* DESCRIPTION OF THE TASK
Identify all lines below that hold "draw" and collect them.
=== DATA SUPPLIED ===
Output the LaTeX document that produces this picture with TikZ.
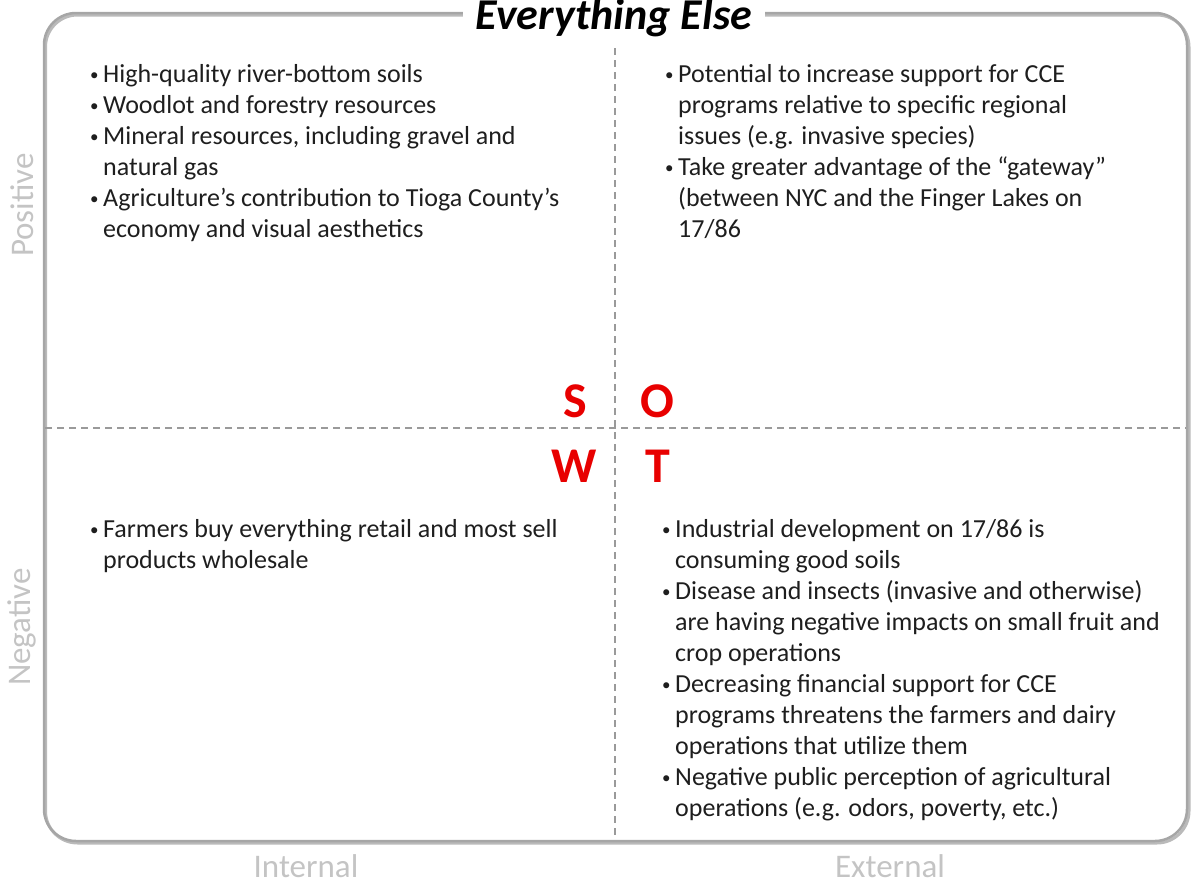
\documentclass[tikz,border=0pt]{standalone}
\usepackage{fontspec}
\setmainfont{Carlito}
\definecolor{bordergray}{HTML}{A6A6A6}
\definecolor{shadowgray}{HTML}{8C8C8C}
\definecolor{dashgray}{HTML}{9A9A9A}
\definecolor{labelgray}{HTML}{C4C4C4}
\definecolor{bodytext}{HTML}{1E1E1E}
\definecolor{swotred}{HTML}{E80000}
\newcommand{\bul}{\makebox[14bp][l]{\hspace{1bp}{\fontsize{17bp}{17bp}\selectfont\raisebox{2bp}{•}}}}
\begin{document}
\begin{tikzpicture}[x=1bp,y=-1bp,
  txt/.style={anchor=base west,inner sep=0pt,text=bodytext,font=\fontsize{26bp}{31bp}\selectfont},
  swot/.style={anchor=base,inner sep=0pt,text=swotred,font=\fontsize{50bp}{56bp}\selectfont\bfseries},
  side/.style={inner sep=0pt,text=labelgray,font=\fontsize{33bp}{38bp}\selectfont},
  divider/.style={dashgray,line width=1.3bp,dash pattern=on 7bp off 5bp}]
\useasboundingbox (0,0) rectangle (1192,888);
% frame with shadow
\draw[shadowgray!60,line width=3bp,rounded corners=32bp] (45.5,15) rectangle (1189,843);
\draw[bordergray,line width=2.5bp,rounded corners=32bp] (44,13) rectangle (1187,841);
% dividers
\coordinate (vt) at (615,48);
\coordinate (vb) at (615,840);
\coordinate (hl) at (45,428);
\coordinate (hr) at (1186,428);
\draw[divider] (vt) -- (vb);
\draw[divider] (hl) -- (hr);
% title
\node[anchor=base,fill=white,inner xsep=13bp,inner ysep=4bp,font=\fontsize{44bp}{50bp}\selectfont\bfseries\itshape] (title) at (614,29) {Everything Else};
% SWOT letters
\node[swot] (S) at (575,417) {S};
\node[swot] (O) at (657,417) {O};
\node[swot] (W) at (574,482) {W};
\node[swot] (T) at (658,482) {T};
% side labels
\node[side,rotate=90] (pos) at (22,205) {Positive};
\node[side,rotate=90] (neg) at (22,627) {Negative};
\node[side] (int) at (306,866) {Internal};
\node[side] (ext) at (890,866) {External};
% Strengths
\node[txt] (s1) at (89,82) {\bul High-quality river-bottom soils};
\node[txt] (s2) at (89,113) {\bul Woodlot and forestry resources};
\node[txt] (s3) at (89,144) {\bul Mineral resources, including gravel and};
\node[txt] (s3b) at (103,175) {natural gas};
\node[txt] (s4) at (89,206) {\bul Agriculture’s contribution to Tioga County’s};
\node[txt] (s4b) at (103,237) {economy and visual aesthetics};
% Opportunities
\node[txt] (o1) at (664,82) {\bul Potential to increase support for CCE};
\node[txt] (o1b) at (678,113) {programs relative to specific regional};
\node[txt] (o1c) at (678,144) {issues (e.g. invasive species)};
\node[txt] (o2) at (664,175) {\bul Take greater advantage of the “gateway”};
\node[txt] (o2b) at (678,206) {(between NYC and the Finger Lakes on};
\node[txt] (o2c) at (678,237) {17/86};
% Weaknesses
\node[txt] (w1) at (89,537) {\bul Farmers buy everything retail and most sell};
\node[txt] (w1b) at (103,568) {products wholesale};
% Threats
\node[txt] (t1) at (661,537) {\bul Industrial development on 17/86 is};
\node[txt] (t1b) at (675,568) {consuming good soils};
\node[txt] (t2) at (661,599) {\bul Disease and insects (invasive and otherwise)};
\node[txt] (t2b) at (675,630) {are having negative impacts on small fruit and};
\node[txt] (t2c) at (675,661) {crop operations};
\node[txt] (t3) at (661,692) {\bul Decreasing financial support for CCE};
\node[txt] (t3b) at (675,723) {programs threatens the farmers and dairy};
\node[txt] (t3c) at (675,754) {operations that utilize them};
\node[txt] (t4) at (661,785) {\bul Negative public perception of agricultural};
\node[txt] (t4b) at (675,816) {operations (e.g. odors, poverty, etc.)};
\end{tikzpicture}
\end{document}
===
=== DATA SUPPLIED ===
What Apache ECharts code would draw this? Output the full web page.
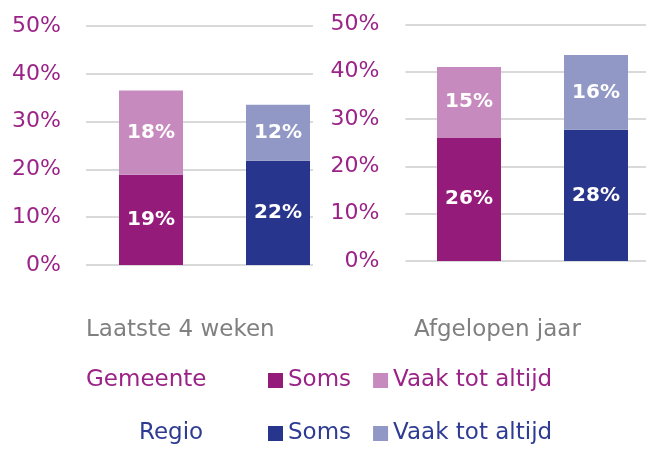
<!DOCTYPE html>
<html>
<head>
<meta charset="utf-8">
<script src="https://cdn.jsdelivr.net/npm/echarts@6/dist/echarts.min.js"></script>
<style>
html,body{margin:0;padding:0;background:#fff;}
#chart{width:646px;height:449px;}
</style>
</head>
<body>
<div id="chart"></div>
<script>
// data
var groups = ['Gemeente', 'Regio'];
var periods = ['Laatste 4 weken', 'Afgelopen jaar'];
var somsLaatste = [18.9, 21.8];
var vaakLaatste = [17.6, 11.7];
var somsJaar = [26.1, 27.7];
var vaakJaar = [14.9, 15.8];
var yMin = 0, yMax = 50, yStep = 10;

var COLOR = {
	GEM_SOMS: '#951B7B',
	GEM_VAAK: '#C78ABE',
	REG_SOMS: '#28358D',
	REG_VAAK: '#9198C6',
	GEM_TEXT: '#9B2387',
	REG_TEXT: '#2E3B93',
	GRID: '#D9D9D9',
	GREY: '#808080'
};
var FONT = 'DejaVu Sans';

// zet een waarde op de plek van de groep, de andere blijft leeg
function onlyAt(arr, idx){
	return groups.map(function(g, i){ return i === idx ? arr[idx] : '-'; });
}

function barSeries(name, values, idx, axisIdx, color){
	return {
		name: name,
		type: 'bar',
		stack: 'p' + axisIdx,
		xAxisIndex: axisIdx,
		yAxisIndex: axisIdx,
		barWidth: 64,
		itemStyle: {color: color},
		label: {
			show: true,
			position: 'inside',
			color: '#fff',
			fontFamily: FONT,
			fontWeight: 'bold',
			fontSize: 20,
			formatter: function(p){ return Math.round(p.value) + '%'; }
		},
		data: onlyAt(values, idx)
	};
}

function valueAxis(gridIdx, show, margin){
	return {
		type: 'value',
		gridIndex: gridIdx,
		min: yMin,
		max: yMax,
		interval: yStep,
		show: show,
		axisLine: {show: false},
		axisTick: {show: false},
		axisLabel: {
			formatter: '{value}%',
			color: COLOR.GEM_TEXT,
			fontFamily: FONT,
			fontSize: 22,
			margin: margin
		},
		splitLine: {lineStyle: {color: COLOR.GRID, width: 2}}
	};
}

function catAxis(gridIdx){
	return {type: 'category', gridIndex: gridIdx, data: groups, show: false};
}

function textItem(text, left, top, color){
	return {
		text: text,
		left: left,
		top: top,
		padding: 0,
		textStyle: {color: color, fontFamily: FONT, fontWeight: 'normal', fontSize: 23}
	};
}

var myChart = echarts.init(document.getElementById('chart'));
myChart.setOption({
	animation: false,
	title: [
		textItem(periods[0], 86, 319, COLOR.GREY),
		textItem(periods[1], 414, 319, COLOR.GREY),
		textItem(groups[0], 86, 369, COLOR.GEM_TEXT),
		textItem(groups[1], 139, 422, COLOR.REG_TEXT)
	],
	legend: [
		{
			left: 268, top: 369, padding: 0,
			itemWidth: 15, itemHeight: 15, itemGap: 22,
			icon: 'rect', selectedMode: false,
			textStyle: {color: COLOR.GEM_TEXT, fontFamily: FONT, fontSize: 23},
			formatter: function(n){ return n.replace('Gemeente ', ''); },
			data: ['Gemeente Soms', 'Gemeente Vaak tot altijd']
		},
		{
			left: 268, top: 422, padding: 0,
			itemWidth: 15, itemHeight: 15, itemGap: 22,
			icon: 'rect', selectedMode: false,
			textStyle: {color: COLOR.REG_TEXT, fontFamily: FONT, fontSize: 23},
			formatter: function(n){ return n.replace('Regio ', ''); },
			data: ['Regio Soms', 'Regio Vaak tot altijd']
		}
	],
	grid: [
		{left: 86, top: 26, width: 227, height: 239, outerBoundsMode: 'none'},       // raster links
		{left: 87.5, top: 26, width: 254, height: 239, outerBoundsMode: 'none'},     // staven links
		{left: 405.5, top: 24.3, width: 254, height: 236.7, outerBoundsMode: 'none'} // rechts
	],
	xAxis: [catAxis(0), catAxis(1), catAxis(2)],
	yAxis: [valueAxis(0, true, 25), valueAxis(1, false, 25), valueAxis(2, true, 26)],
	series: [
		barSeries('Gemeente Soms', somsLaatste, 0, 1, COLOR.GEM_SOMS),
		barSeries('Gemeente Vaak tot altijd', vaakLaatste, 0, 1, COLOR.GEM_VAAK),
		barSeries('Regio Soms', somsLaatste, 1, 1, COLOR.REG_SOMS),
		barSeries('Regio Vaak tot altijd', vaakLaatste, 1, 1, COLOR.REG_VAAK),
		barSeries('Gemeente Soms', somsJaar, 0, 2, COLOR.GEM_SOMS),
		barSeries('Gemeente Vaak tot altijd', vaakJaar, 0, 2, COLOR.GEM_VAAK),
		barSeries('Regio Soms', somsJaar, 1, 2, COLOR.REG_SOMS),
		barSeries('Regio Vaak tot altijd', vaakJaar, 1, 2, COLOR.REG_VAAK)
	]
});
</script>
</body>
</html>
===
* WORKED SOLUTION
\draw[shadowgray!60,line width=3bp,rounded corners=32bp] (45.5,15) rectangle (1189,843);
\draw[bordergray,line width=2.5bp,rounded corners=32bp] (44,13) rectangle (1187,841);
\draw[divider] (vt) -- (vb);
\draw[divider] (hl) -- (hr);
What Apache ECharts code would draw this? Output the full web page.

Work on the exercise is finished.